The main question is if .env is to configure cog, or to configure the container. Loading .env to the cog process is fine, and loading it to the container is also fine. But using a single file to configure both is the footgun I'm stuck on.


The default/expected behavior of an .env file is to get loaded into the process environment, which makes sense. We want the token in os.Environ() so cog can access it, and we probably want it in the container as well. NBD. We're probably fine to pass all the other COG_ or R8_* variables to the container as well.

What we don't want is to load .env into the current process environment and then pass the current env to the container. Most of the variables would be fine in the container, but obviously we don't want to overwrite things like PATH/USER/SHELL/HOME which would break the container, or config like HTTP_PROXY or SSH_* which would probably not break it but behavior would be unexpected. The way docker-like tooling contains the blast radius is requiring explicit ENV mapping (-e KEY, -e KEY=$HOSTKEY, or --env-file .env) when containers run. And this is a build-time concern as well since build is just a series of running containers.
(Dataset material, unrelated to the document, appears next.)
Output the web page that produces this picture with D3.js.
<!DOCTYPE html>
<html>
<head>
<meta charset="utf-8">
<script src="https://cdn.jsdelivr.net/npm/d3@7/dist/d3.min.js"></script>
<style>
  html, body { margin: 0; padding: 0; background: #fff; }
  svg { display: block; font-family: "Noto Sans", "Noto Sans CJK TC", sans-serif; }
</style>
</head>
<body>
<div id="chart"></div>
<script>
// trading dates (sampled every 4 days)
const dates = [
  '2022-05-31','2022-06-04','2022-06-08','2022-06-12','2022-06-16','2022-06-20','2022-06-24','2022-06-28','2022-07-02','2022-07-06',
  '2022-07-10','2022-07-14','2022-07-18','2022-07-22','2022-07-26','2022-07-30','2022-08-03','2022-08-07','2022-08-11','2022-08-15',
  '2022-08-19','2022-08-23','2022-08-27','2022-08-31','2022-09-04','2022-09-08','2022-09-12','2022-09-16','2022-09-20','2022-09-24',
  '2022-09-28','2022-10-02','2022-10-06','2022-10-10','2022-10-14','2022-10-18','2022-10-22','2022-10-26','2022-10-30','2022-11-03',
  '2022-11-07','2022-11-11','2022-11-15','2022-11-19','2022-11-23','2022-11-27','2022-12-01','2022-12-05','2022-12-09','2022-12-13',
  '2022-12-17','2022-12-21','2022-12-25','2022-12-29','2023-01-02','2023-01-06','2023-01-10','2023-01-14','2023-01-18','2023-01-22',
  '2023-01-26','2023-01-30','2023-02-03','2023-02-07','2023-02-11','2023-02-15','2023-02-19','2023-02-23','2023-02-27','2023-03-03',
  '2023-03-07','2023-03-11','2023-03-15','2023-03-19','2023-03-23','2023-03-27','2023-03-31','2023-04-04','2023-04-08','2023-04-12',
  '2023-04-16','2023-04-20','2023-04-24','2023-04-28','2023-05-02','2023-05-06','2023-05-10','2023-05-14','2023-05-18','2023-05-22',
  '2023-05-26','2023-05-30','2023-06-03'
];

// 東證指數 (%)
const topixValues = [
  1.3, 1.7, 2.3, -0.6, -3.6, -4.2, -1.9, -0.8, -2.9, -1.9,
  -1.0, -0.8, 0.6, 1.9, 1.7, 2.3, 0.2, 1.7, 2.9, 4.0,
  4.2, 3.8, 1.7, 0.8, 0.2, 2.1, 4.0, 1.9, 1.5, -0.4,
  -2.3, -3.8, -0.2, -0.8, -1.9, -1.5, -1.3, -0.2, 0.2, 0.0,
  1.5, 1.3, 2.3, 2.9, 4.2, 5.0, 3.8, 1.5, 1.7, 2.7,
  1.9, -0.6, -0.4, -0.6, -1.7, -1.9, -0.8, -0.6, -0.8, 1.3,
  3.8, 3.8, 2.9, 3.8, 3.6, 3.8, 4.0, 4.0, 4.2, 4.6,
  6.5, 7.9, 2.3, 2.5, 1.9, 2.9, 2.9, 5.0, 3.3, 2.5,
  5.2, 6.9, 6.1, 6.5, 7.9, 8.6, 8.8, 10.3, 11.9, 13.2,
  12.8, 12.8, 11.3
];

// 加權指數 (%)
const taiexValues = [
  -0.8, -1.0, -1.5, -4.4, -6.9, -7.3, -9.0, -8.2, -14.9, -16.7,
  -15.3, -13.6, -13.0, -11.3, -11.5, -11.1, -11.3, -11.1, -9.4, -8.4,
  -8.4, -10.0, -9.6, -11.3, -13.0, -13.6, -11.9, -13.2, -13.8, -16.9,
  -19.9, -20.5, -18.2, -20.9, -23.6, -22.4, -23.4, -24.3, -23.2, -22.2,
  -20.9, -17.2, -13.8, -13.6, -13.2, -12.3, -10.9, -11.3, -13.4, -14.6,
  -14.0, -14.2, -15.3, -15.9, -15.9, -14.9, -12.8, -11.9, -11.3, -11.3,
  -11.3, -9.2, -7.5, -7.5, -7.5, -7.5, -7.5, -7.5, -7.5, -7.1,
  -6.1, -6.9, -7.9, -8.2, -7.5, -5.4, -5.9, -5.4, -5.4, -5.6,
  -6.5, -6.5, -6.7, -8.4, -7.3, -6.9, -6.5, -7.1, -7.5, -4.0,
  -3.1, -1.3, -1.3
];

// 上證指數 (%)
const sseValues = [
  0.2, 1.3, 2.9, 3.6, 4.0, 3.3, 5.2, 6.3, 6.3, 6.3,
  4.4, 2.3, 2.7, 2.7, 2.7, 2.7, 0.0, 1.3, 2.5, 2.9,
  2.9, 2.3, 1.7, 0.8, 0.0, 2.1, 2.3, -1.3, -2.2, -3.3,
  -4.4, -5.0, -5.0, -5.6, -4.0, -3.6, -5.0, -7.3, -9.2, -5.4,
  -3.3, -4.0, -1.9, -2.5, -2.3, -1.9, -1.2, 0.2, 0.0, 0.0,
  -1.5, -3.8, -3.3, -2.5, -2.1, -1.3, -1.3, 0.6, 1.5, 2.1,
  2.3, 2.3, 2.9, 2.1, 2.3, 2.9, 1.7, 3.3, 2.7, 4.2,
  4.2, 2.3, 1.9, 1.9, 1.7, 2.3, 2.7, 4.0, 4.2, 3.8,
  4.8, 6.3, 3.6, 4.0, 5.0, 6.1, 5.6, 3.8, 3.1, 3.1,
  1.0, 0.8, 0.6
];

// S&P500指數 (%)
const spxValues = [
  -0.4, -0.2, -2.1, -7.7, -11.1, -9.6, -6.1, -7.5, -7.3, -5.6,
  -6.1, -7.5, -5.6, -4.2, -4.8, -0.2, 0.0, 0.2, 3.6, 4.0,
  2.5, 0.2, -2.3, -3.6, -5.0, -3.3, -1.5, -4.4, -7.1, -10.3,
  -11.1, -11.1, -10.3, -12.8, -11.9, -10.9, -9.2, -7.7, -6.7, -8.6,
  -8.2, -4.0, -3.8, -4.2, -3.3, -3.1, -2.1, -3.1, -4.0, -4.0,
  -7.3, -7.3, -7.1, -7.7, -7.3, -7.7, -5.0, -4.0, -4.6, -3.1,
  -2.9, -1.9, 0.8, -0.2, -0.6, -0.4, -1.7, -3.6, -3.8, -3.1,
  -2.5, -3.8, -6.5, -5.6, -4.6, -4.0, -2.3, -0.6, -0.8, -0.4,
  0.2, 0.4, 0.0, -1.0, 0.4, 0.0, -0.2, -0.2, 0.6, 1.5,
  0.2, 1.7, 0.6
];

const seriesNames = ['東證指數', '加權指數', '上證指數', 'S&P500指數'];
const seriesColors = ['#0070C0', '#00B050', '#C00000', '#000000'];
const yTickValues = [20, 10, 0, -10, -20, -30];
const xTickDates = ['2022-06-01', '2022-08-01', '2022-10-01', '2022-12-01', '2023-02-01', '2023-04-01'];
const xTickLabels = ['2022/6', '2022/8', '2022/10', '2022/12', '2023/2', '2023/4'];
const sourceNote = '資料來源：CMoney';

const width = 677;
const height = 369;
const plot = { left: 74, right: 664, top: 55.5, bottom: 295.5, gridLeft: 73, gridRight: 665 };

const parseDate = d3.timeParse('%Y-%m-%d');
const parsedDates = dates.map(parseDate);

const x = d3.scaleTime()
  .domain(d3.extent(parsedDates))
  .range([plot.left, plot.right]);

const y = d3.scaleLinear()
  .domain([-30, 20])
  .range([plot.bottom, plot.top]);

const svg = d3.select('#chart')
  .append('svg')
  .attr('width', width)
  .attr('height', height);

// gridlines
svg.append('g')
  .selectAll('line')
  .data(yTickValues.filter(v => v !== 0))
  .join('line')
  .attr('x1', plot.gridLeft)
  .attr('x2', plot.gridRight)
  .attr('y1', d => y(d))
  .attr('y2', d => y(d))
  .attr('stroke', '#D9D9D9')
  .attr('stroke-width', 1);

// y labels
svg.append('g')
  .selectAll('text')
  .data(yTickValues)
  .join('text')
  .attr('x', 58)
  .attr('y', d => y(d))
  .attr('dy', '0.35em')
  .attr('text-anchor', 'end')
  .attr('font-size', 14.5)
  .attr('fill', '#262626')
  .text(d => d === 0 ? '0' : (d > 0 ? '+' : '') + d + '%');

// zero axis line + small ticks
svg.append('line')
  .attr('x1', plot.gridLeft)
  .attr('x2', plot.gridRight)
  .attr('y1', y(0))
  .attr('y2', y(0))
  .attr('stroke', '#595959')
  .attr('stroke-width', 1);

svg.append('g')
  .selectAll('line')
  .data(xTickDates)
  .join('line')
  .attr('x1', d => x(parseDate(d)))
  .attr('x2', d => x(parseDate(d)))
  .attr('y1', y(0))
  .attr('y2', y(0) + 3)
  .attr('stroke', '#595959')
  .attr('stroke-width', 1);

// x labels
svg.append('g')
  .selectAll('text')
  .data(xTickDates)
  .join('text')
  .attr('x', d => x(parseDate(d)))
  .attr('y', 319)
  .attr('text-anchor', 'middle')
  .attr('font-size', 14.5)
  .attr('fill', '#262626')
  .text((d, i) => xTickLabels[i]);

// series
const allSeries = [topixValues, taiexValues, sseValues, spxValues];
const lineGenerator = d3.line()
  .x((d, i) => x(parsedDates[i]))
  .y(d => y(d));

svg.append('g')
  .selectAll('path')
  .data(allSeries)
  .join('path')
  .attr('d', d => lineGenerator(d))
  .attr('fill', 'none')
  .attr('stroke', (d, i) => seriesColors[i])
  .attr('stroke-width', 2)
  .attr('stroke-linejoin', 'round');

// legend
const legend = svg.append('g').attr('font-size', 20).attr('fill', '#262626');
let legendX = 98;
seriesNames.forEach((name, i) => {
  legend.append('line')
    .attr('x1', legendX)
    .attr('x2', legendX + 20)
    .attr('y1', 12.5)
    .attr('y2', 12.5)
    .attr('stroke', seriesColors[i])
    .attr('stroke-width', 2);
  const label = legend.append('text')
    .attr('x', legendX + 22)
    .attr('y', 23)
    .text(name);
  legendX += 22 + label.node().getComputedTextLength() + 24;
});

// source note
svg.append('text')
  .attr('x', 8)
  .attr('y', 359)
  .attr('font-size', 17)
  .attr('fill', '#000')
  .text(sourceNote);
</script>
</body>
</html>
There's also a number of collisions I'd expect between cog and the container, like LOG_LEVEL. Or configuring python with UV_* that would impact the host, the build env, and the runtime env.
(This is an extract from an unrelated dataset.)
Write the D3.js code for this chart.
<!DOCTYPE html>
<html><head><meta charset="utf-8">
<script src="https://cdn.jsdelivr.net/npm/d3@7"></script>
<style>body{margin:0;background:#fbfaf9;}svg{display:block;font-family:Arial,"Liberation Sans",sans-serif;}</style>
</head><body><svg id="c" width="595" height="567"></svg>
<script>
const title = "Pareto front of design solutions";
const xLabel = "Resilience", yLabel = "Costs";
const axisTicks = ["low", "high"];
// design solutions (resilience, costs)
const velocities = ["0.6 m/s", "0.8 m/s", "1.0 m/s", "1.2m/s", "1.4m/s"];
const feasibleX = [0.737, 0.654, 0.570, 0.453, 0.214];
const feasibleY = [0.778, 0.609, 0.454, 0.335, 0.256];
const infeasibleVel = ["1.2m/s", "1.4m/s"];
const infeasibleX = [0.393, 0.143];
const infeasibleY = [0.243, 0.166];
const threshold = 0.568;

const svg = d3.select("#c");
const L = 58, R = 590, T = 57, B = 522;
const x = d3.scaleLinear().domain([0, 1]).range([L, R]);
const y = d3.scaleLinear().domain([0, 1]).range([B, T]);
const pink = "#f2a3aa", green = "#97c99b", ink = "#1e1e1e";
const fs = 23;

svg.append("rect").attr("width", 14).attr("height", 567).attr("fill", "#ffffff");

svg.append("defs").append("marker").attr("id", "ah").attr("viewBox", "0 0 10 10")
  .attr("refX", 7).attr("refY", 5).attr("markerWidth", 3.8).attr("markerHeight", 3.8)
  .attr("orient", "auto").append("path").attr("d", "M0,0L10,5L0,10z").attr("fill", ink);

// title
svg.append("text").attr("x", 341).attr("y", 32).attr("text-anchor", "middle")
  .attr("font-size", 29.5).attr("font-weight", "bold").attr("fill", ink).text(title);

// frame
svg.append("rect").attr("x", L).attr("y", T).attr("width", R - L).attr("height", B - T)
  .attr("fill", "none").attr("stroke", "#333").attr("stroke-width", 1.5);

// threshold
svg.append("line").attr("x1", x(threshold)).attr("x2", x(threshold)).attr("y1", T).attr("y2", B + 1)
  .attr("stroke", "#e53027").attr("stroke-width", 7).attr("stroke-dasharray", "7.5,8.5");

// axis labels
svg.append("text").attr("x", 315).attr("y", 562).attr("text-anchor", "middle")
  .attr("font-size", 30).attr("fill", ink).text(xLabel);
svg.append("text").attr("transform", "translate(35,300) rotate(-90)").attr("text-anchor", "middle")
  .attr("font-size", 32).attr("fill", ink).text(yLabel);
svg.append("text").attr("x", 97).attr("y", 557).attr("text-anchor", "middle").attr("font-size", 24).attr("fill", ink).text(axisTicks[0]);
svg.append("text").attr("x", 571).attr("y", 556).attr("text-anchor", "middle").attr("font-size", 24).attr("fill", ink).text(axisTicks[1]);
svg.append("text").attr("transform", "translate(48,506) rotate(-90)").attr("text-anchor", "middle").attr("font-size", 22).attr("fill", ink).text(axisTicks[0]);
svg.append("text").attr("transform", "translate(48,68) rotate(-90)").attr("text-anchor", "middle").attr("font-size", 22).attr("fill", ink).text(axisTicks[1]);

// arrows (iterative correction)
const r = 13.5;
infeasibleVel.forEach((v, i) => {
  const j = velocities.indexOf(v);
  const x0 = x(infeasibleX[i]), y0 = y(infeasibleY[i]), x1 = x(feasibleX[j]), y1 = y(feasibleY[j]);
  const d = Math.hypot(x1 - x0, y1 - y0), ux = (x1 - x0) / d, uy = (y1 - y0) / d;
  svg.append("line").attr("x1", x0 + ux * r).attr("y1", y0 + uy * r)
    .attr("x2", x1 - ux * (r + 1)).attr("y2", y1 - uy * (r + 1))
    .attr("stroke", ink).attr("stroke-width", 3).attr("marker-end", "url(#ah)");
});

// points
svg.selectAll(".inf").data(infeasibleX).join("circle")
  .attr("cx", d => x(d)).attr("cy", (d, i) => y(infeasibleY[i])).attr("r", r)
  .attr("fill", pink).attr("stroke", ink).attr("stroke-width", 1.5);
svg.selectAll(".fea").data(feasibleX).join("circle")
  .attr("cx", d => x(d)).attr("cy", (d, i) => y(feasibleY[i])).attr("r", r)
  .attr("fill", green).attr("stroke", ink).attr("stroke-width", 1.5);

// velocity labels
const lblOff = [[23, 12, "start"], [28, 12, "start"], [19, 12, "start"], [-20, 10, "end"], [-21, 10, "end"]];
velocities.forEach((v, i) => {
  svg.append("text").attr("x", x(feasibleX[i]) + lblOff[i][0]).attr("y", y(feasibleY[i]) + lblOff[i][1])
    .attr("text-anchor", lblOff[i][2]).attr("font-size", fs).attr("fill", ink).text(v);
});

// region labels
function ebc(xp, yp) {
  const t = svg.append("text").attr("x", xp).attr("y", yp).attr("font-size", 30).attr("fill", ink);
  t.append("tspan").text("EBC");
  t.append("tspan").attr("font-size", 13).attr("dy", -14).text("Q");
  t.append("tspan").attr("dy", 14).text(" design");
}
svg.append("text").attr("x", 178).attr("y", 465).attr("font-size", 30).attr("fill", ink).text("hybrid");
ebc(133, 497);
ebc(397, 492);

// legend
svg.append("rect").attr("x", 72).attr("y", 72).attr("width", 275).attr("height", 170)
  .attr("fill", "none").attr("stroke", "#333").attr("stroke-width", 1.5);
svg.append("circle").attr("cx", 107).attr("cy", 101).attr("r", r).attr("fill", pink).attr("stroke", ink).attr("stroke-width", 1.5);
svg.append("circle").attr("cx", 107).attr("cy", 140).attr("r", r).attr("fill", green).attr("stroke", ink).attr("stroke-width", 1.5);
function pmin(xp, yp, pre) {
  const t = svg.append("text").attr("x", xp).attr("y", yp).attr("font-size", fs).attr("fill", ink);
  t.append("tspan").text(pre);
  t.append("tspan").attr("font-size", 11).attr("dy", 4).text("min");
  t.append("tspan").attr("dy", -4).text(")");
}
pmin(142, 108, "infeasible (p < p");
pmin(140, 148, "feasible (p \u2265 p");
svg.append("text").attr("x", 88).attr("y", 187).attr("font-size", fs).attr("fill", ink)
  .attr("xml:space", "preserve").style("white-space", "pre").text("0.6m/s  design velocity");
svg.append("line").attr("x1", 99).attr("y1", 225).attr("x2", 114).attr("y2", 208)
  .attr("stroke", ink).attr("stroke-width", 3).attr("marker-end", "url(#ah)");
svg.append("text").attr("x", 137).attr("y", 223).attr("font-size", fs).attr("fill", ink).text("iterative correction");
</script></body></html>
We can go into more detail with all that, but that's the gist.

So what options do we have for a path forward? The quickest is to not address this yet and use .env as a convenience for the token until we can properly come back and think this through. But if we do want to move forward with making env variables available in the container, perhaps we should consider multiple files. For example, .env autoloads on the host (expected behavior) and .env.cog autoloads in the container, and we can even support .env.cog.build or similar to target variables for a specific specific stage.

Dunno... just wanted to dump some thoughts for discussion. What do y'all think?